* Start Data provided *

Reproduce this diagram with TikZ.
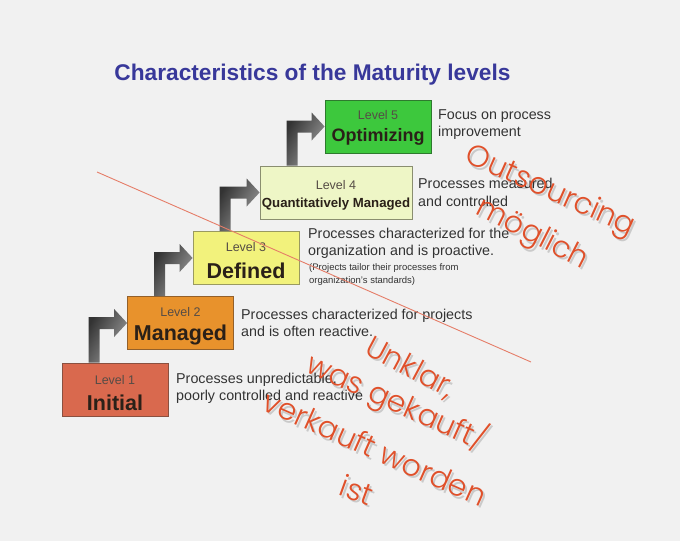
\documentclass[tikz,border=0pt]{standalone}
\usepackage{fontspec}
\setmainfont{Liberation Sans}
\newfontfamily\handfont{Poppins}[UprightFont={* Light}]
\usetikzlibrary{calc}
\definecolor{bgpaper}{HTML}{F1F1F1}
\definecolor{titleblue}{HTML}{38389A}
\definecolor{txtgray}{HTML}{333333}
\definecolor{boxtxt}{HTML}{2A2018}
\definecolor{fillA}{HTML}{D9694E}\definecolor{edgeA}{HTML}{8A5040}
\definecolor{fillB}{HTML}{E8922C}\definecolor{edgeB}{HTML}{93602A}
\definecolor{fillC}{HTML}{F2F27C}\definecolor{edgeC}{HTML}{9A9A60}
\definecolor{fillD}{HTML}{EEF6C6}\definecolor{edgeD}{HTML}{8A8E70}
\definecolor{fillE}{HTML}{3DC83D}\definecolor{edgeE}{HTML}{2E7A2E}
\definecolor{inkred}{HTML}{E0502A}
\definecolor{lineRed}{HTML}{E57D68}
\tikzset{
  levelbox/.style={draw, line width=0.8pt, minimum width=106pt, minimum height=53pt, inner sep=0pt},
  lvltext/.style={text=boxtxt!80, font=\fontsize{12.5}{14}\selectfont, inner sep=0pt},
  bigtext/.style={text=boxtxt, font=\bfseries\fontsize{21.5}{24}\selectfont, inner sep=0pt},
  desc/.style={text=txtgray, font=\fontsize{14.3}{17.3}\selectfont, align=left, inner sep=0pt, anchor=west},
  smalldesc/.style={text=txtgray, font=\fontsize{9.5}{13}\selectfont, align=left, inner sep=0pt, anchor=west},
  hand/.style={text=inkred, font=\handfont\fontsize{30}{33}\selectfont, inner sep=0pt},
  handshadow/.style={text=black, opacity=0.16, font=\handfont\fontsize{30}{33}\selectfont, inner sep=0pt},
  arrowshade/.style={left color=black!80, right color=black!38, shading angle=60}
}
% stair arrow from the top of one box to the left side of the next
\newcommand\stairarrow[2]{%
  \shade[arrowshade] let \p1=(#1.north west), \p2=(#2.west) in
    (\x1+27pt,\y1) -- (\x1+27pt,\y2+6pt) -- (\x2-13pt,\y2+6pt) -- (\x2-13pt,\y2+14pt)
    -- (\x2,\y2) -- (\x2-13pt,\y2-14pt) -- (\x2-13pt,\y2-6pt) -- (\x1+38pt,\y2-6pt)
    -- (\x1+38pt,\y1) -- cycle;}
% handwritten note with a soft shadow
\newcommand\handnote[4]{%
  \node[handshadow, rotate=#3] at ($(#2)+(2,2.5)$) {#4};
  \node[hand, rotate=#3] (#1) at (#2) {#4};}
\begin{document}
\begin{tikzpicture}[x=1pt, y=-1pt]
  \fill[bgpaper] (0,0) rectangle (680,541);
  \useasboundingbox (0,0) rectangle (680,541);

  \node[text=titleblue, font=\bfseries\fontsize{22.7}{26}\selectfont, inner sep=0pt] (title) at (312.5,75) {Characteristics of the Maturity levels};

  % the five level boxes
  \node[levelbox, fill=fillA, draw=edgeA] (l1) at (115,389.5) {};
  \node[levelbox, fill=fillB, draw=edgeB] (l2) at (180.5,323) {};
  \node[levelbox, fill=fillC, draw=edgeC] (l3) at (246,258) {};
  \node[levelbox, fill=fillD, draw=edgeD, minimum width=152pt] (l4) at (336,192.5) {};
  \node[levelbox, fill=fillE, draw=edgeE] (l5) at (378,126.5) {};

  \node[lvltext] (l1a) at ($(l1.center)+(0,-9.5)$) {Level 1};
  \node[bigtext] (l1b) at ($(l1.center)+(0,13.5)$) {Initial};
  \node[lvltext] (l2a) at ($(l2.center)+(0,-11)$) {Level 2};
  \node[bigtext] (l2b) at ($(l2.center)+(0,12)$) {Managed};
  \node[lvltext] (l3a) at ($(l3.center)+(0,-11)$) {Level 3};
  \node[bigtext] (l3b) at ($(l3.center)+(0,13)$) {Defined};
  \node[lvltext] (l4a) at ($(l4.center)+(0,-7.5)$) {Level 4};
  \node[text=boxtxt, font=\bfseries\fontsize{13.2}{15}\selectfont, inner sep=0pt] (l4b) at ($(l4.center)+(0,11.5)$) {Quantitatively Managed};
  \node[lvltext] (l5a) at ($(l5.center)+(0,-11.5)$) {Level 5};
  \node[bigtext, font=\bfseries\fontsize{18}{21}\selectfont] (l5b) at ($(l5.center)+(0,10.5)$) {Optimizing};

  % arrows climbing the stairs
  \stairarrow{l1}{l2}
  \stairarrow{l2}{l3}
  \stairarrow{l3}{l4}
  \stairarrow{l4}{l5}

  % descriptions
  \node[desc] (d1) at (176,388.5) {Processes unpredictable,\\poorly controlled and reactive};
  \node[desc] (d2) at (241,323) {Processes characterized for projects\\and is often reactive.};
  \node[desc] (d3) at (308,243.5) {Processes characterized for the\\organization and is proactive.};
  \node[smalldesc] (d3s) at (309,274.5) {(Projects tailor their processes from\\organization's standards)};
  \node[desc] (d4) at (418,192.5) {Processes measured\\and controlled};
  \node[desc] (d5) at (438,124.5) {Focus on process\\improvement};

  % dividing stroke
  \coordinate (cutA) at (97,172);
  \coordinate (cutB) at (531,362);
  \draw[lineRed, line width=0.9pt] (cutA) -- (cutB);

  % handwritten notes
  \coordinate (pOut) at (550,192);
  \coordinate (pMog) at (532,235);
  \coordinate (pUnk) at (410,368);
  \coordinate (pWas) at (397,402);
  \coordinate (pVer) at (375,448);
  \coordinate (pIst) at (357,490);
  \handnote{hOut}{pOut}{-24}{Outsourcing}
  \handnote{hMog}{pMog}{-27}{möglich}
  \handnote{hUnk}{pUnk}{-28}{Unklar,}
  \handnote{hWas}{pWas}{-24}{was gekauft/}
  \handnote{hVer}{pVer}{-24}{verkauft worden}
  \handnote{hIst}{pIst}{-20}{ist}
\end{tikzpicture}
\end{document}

* End Data provided *

Write out the listing word for word, omitting the pictures it holds.

▶ [Completed exercise]:
Reproduce this diagram with TikZ.
\documentclass[tikz,border=0pt]{standalone}
\usepackage{fontspec}
\setmainfont{Liberation Sans}
\newfontfamily\handfont{Poppins}[UprightFont={* Light}]
\usetikzlibrary{calc}
\definecolor{bgpaper}{HTML}{F1F1F1}
\definecolor{titleblue}{HTML}{38389A}
\definecolor{txtgray}{HTML}{333333}
\definecolor{boxtxt}{HTML}{2A2018}
\definecolor{fillA}{HTML}{D9694E}\definecolor{edgeA}{HTML}{8A5040}
\definecolor{fillB}{HTML}{E8922C}\definecolor{edgeB}{HTML}{93602A}
\definecolor{fillC}{HTML}{F2F27C}\definecolor{edgeC}{HTML}{9A9A60}
\definecolor{fillD}{HTML}{EEF6C6}\definecolor{edgeD}{HTML}{8A8E70}
\definecolor{fillE}{HTML}{3DC83D}\definecolor{edgeE}{HTML}{2E7A2E}
\definecolor{inkred}{HTML}{E0502A}
\definecolor{lineRed}{HTML}{E57D68}
\tikzset{
  levelbox/.style={draw, line width=0.8pt, minimum width=106pt, minimum height=53pt, inner sep=0pt},
  lvltext/.style={text=boxtxt!80, font=\fontsize{12.5}{14}\selectfont, inner sep=0pt},
  bigtext/.style={text=boxtxt, font=\bfseries\fontsize{21.5}{24}\selectfont, inner sep=0pt},
  desc/.style={text=txtgray, font=\fontsize{14.3}{17.3}\selectfont, align=left, inner sep=0pt, anchor=west},
  smalldesc/.style={text=txtgray, font=\fontsize{9.5}{13}\selectfont, align=left, inner sep=0pt, anchor=west},
  hand/.style={text=inkred, font=\handfont\fontsize{30}{33}\selectfont, inner sep=0pt},
  handshadow/.style={text=black, opacity=0.16, font=\handfont\fontsize{30}{33}\selectfont, inner sep=0pt},
  arrowshade/.style={left color=black!80, right color=black!38, shading angle=60}
}
% stair arrow from the top of one box to the left side of the next
\newcommand\stairarrow[2]{%
  \shade[arrowshade] let \p1=(#1.north west), \p2=(#2.west) in
    (\x1+27pt,\y1) -- (\x1+27pt,\y2+6pt) -- (\x2-13pt,\y2+6pt) -- (\x2-13pt,\y2+14pt)
    -- (\x2,\y2) -- (\x2-13pt,\y2-14pt) -- (\x2-13pt,\y2-6pt) -- (\x1+38pt,\y2-6pt)
    -- (\x1+38pt,\y1) -- cycle;}
% handwritten note with a soft shadow
\newcommand\handnote[4]{%
  \node[handshadow, rotate=#3] at ($(#2)+(2,2.5)$) {#4};
  \node[hand, rotate=#3] (#1) at (#2) {#4};}
\begin{document}
\begin{tikzpicture}[x=1pt, y=-1pt]
  \fill[bgpaper] (0,0) rectangle (680,541);
  \useasboundingbox (0,0) rectangle (680,541);

  \node[text=titleblue, font=\bfseries\fontsize{22.7}{26}\selectfont, inner sep=0pt] (title) at (312.5,75) {Characteristics of the Maturity levels};

  % the five level boxes
  \node[levelbox, fill=fillA, draw=edgeA] (l1) at (115,389.5) {};
  \node[levelbox, fill=fillB, draw=edgeB] (l2) at (180.5,323) {};
  \node[levelbox, fill=fillC, draw=edgeC] (l3) at (246,258) {};
  \node[levelbox, fill=fillD, draw=edgeD, minimum width=152pt] (l4) at (336,192.5) {};
  \node[levelbox, fill=fillE, draw=edgeE] (l5) at (378,126.5) {};

  \node[lvltext] (l1a) at ($(l1.center)+(0,-9.5)$) {Level 1};
  \node[bigtext] (l1b) at ($(l1.center)+(0,13.5)$) {Initial};
  \node[lvltext] (l2a) at ($(l2.center)+(0,-11)$) {Level 2};
  \node[bigtext] (l2b) at ($(l2.center)+(0,12)$) {Managed};
  \node[lvltext] (l3a) at ($(l3.center)+(0,-11)$) {Level 3};
  \node[bigtext] (l3b) at ($(l3.center)+(0,13)$) {Defined};
  \node[lvltext] (l4a) at ($(l4.center)+(0,-7.5)$) {Level 4};
  \node[text=boxtxt, font=\bfseries\fontsize{13.2}{15}\selectfont, inner sep=0pt] (l4b) at ($(l4.center)+(0,11.5)$) {Quantitatively Managed};
  \node[lvltext] (l5a) at ($(l5.center)+(0,-11.5)$) {Level 5};
  \node[bigtext, font=\bfseries\fontsize{18}{21}\selectfont] (l5b) at ($(l5.center)+(0,10.5)$) {Optimizing};

  % arrows climbing the stairs
  \stairarrow{l1}{l2}
  \stairarrow{l2}{l3}
  \stairarrow{l3}{l4}
  \stairarrow{l4}{l5}

  % descriptions
  \node[desc] (d1) at (176,388.5) {Processes unpredictable,\\poorly controlled and reactive};
  \node[desc] (d2) at (241,323) {Processes characterized for projects\\and is often reactive.};
  \node[desc] (d3) at (308,243.5) {Processes characterized for the\\organization and is proactive.};
  \node[smalldesc] (d3s) at (309,274.5) {(Projects tailor their processes from\\organization's standards)};
  \node[desc] (d4) at (418,192.5) {Processes measured\\and controlled};
  \node[desc] (d5) at (438,124.5) {Focus on process\\improvement};

  % dividing stroke
  \coordinate (cutA) at (97,172);
  \coordinate (cutB) at (531,362);
  \draw[lineRed, line width=0.9pt] (cutA) -- (cutB);

  % handwritten notes
  \coordinate (pOut) at (550,192);
  \coordinate (pMog) at (532,235);
  \coordinate (pUnk) at (410,368);
  \coordinate (pWas) at (397,402);
  \coordinate (pVer) at (375,448);
  \coordinate (pIst) at (357,490);
  \handnote{hOut}{pOut}{-24}{Outsourcing}
  \handnote{hMog}{pMog}{-27}{möglich}
  \handnote{hUnk}{pUnk}{-28}{Unklar,}
  \handnote{hWas}{pWas}{-24}{was gekauft/}
  \handnote{hVer}{pVer}{-24}{verkauft worden}
  \handnote{hIst}{pIst}{-20}{ist}
\end{tikzpicture}
\end{document}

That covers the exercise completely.